INSTRUCTION – Retype exactly what runs from the first line of the data to the line with "-49.2, -67.5, -38.5];", keeping both of those lines and skipping pictures.

MATERIAL –

——

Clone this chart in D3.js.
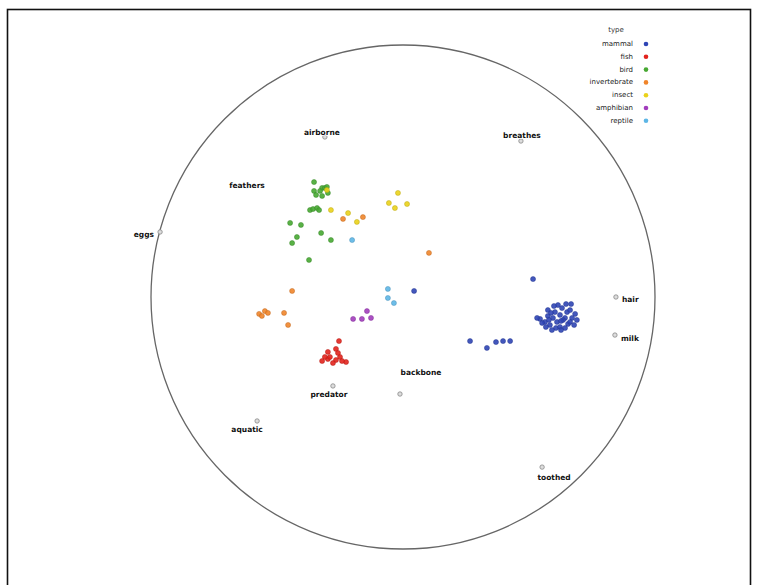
<!DOCTYPE html>
<html>
<head>
<meta charset="utf-8">
<script src="https://cdn.jsdelivr.net/npm/d3@7"></script>
<style>
  html, body { margin: 0; padding: 0; background: #fff; }
  svg { display: block; font-family: "DejaVu Sans", sans-serif; }
</style>
</head>
<body>
<svg id="chart" width="759" height="585"></svg>
<script>
// RadViz-style projection of the zoo data: anchors + animals coloured by type.
// Coordinates are in projection units, circle radius = 100.

const TYPES = ['mammal', 'fish', 'bird', 'invertebrate', 'insect', 'amphibian', 'reptile'];
const TYPE_COLORS = ['#2f45b5', '#e2231d', '#47a832', '#f0852a', '#ead21a', '#a23dbd', '#5db6e6'];

const ANCHOR_NAMES = ['airborne', 'breathes', 'feathers', 'eggs', 'hair', 'milk', 'predator', 'aquatic', 'toothed', 'backbone'];
const ANCHOR_U = [-31.0, 46.8, -61.9, -96.4, 84.5, 84.1, -27.8, -57.9, 55.2, -1.2];
const ANCHOR_V = [63.5, 61.9, 44.0, 25.8, 0.0, -15.1, -35.3, -49.2, -67.5, -38.5];

const mammalU = [54.4, 56.3, 57.5, 58.3, 59.5, 60.3, 61.1, 62.3, 63.1, 64.3, 65.1, 65.5, 66.3, 67.1, 68.3, 69.0, 60.7, 59.1, 62.3, 64.3, 57.5, 63.5, 61.5, 59.9, 66.3, 67.9, 56.7, 55.2, 64.7, 58.7, 62.7, 66.7, 53.2, 62.7, 57.9, 51.6, 26.6, 33.3, 36.9, 39.7, 42.5, 4.4];
const mammalV = [-8.7, -9.9, -7.5, -11.1, -8.3, -6.0, -9.9, -7.1, -4.4, -8.3, -6.0, -10.7, -5.2, -8.3, -6.7, -9.1, -12.3, -13.1, -11.9, -12.3, -5.2, -9.1, -3.2, -3.6, -9.9, -11.1, -11.9, -10.3, -2.8, -6.3, -13.1, -2.8, -8.3, -9.5, -9.1, 7.1, -17.5, -20.2, -17.9, -17.5, -17.5, 2.4];

const fishU = [-25.4, -26.6, -29.8, -32.1, -29.8, -26.6, -25.0, -22.6, -27.8, -29.0, -25.8, -31.0, -24.2];
const fishV = [-17.5, -20.6, -21.8, -25.4, -24.6, -25.0, -23.8, -25.8, -26.2, -23.8, -22.2, -23.8, -25.4];

const birdU = [-35.3, -35.3, -32.1, -31.0, -29.8, -30.2, -32.9, -36.9, -35.7, -34.1, -44.8, -40.5, -42.1, -44.0, -32.5, -28.6, -37.3, -34.5, -32.1, -33.3];
const birdV = [45.6, 42.1, 43.3, 43.3, 41.3, 43.7, 42.1, 34.5, 34.9, 35.3, 29.4, 28.6, 23.8, 21.4, 25.4, 22.6, 14.7, 40.5, 40.1, 34.5];

const invertU = [-44.0, -57.1, -54.8, -53.6, -47.2, -45.6, -56.0, -15.9, -23.8, 10.3];
const invertV = [2.4, -6.7, -5.6, -6.3, -6.3, -11.1, -7.5, 31.7, 31.0, 17.5];

const insectU = [-2.0, -5.6, -3.2, 1.6, -21.8, -18.3, -28.6, -30.2];
const insectV = [41.3, 37.3, 35.3, 36.9, 33.3, 29.8, 34.5, 42.5];

const amphU = [-19.8, -16.3, -14.3, -12.7];
const amphV = [-8.7, -8.7, -5.6, -8.3];

const reptU = [-6.0, -6.0, -3.6, -20.2];
const reptV = [3.2, -0.4, -2.4, 22.6];

// label placement relative to each anchor marker: [dx, dy, text-anchor]
const LABEL_POS = [[-3, -4, 'middle'], [1, -5, 'middle'], [0, 0, 'middle'], [-6, 3, 'end'],
                   [6, 3, 'start'], [6, 4, 'start'], [-4, 9, 'middle'], [-10, 9, 'middle'],
                   [12, 11, 'middle'], [21, -21, 'middle']];

const SERIES = [
  ['mammal', mammalU, mammalV],
  ['fish', fishU, fishV],
  ['bird', birdU, birdV],
  ['invertebrate', invertU, invertV],
  ['insect', insectU, insectV],
  ['amphibian', amphU, amphV],
  ['reptile', reptU, reptV]
];

const svg = d3.select('#chart');
const CX = 403, CY = 297, R = 252;

const x = d3.scaleLinear().domain([-100, 100]).range([CX - R, CX + R]);
const y = d3.scaleLinear().domain([-100, 100]).range([CY + R, CY - R]);
const color = d3.scaleOrdinal().domain(TYPES).range(TYPE_COLORS);

// outer frame
svg.append('rect').attr('x', 7.5).attr('y', 9.5).attr('width', 743).attr('height', 620)
  .attr('fill', 'none').attr('stroke', '#111').attr('stroke-width', 1.6);

// projection circle
svg.append('circle').attr('cx', x(0)).attr('cy', y(0)).attr('r', x(100) - x(0))
  .attr('fill', 'none').attr('stroke', '#666').attr('stroke-width', 1.3);

// data points
const pts = SERIES.flatMap(([type, us, vs]) => us.map((u, i) => ({ type, u, v: vs[i] })));
svg.append('g').selectAll('circle').data(pts).join('circle')
  .attr('cx', d => x(d.u)).attr('cy', d => y(d.v)).attr('r', 2.5)
  .attr('fill', d => color(d.type))
  .attr('stroke', d => d3.color(color(d.type)).darker(0.6))
  .attr('stroke-width', 0.5).attr('fill-opacity', 0.9);

// anchors (marker first, label drawn on top)
const anchors = ANCHOR_NAMES.map((name, i) => ({ name, u: ANCHOR_U[i], v: ANCHOR_V[i], lp: LABEL_POS[i] }));
const ag = svg.append('g');
ag.selectAll('circle').data(anchors).join('circle')
  .attr('cx', d => x(d.u)).attr('cy', d => y(d.v)).attr('r', 2.2)
  .attr('fill', '#ddd').attr('stroke', '#888').attr('stroke-width', 0.8);
ag.selectAll('text').data(anchors).join('text')
  .attr('x', d => x(d.u) + d.lp[0]).attr('y', d => y(d.v) + d.lp[1])
  .attr('text-anchor', d => d.lp[2]).attr('dominant-baseline', 'middle')
  .attr('fill', '#111').style('font-size', '7.5px').style('font-weight', 'bold')
  .style('paint-order', 'stroke').attr('stroke', '#fff').attr('stroke-width', 1.5)
  .text(d => d.name);

// legend
const lg = svg.append('g').attr('transform', 'translate(633,30)');
lg.append('text').attr('x', -17).attr('y', 0).attr('text-anchor', 'middle')
  .attr('dominant-baseline', 'middle').attr('fill', '#333').style('font-size', '7px').text('type');
const items = lg.selectAll('g.item').data(TYPES).join('g').attr('class', 'item')
  .attr('transform', (d, i) => `translate(0,${14 + i * 12.8})`);
items.append('text').attr('text-anchor', 'end').attr('dominant-baseline', 'middle')
  .attr('fill', '#222').style('font-size', '7px').text(d => d);
items.append('circle').attr('cx', 13).attr('cy', 0).attr('r', 2.3).attr('fill', d => color(d));
</script>
</body>
</html>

——

TASK RESPONSE –
Clone this chart in D3.js.
<!DOCTYPE html>
<html>
<head>
<meta charset="utf-8">
<script src="https://cdn.jsdelivr.net/npm/d3@7"></script>
<style>
  html, body { margin: 0; padding: 0; background: #fff; }
  svg { display: block; font-family: "DejaVu Sans", sans-serif; }
</style>
</head>
<body>
<svg id="chart" width="759" height="585"></svg>
<script>
// RadViz-style projection of the zoo data: anchors + animals coloured by type.
// Coordinates are in projection units, circle radius = 100.

const TYPES = ['mammal', 'fish', 'bird', 'invertebrate', 'insect', 'amphibian', 'reptile'];
const TYPE_COLORS = ['#2f45b5', '#e2231d', '#47a832', '#f0852a', '#ead21a', '#a23dbd', '#5db6e6'];

const ANCHOR_NAMES = ['airborne', 'breathes', 'feathers', 'eggs', 'hair', 'milk', 'predator', 'aquatic', 'toothed', 'backbone'];
const ANCHOR_U = [-31.0, 46.8, -61.9, -96.4, 84.5, 84.1, -27.8, -57.9, 55.2, -1.2];
const ANCHOR_V = [63.5, 61.9, 44.0, 25.8, 0.0, -15.1, -35.3, -49.2, -67.5, -38.5];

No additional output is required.